Catholic heroes

Church leaders not all suspect
This is an archived article that was published on sltrib.com in 2013, and information in the article may be outdated. It is provided only for personal research purposes and may not be reprinted.

Whenever the Catholic Church grabs her periodic moment in the spotlight, you can be assured to read a story about (a) the sex abuse scandal, (b) the evils of mandatory celibacy, (c) the refusal to ordain women as priests, (d) homophobia or (e) all of the above. It never fails and it never ends. Every newscast about the resignation of Pope Benedict XVI included one of those angles.

The most I can muster is a raised eyebrow and a yawn, which is the aggravated Christian's version of a fatwah.

Leaving aside the sex abuse scandal, which deserves the attention it has gotten, this near-obsession with demanding "Mrs. Priests" and pink-tinged clerical collars is a manifestation of our own Western preoccupation with things that don't trouble people in Third World countries, who live with genocide, oppressive regimes and hunger.

The church has a long tradition of speaking out for the disenfranchised.
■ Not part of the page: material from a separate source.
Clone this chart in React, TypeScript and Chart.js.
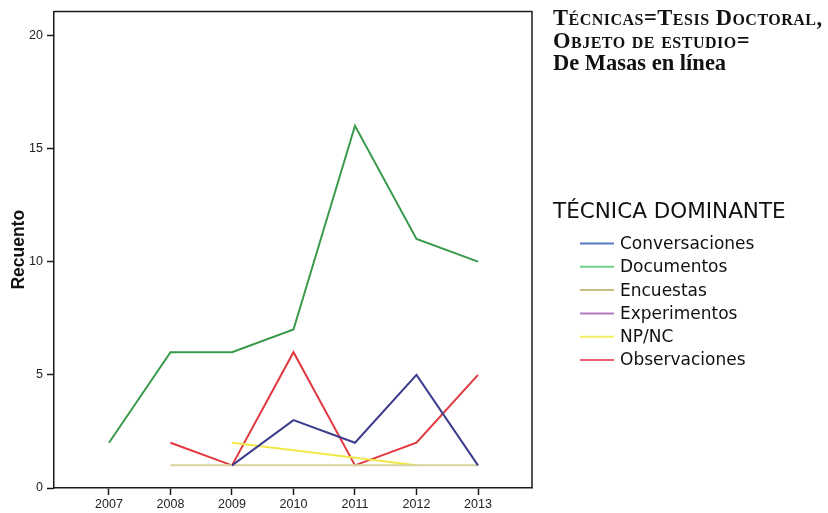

The faith is a vital milieu in which expressions of civil society premised on human dignity and the common good can take shape.

This is something we need to remember as the cardinals get ready to choose another leader. And it might help those of us in the comfortable West to remember that the church may not be all that we want it to be, but it has often been the only thing standing between tyrants and the oppressed.

Here are some names we need to hear: Maximilian Kolbe, Aloysius Stepinac, Oscar Romero, Isaias Duarte Cancino.

Kolbe, a priest, was imprisoned at Auschwitz after having given shelter to more than 2,000 Jews in Nazi-occupied Poland. When another man, a husband and father, was chosen to be murdered, Kolbe offered to die in his place.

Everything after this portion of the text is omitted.